A veritable blizzard of economic data is set for release Wednesday, just in time to give everyone something to chew over before the Thanksgiving holiday. First out are the advance report on durable goods orders and the weekly report on new claims for unemployment benefits.
New orders for manufactured durable goods fell 2% in October to $230.3 billion. In September orders grew by 4%. Economists were expecting an October increase of 0.4%, excluding transportation. The month-over-month change came in as expected.
Orders for non-defense capital goods fell 3.9% and inventories rose by 0.6%. New orders for defense goods fell 16.3%. Transportation equipment orders fell 5.9%, with the largest drop occurring in non-defense aircraft and parts, which accounted for $3 billion of the $4.6 billion decrease.

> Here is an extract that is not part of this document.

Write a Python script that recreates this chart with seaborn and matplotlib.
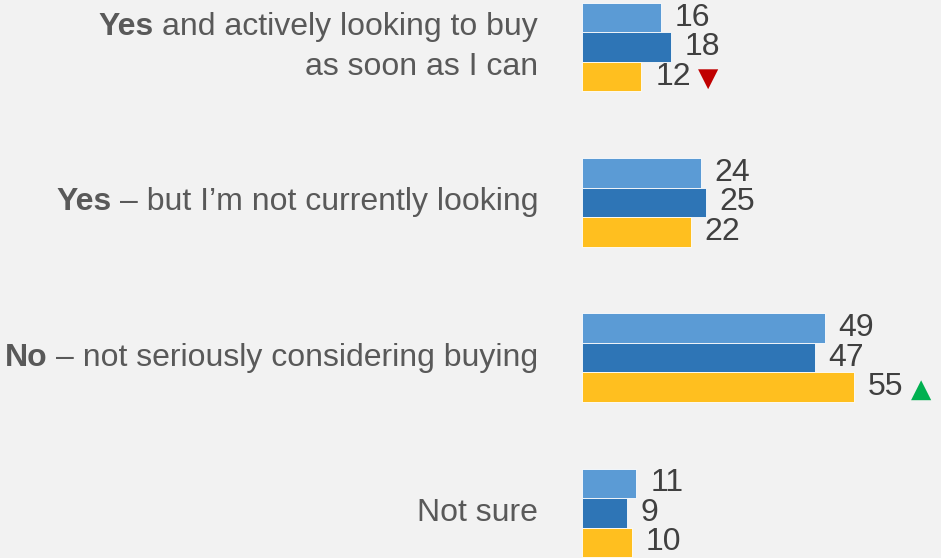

On the jobs front, new claims for unemployment benefits fell by 10,000 from the prior week’s revised total of 326,000 to 316,000 for the week ending November 23. The four-week moving average was down 7,500 to 331,750. The consensus estimate called for a drop of 18,000.
The army of the unemployed rose to a total of 3.913 million week-over-week. In the same week last year, the total number of unemployed was 5.183 million.
The government shutdown in October probably deserves the credit (or blame) for the slowdown in durable goods orders and the smaller than estimated drop in jobless claims. Recall that October jobless claims were skewed by furloughed federal employees applying for unemployment benefits and the foul-up in reporting from California.
Claims for unemployment benefits are generally falling, but the decline is very slow. Next Friday the Census Bureau will release its report on nonfarm payrolls for November and its “official” unemployment rate. The current projection for the unemployment rate is 7.2%, up from 7.1% in October.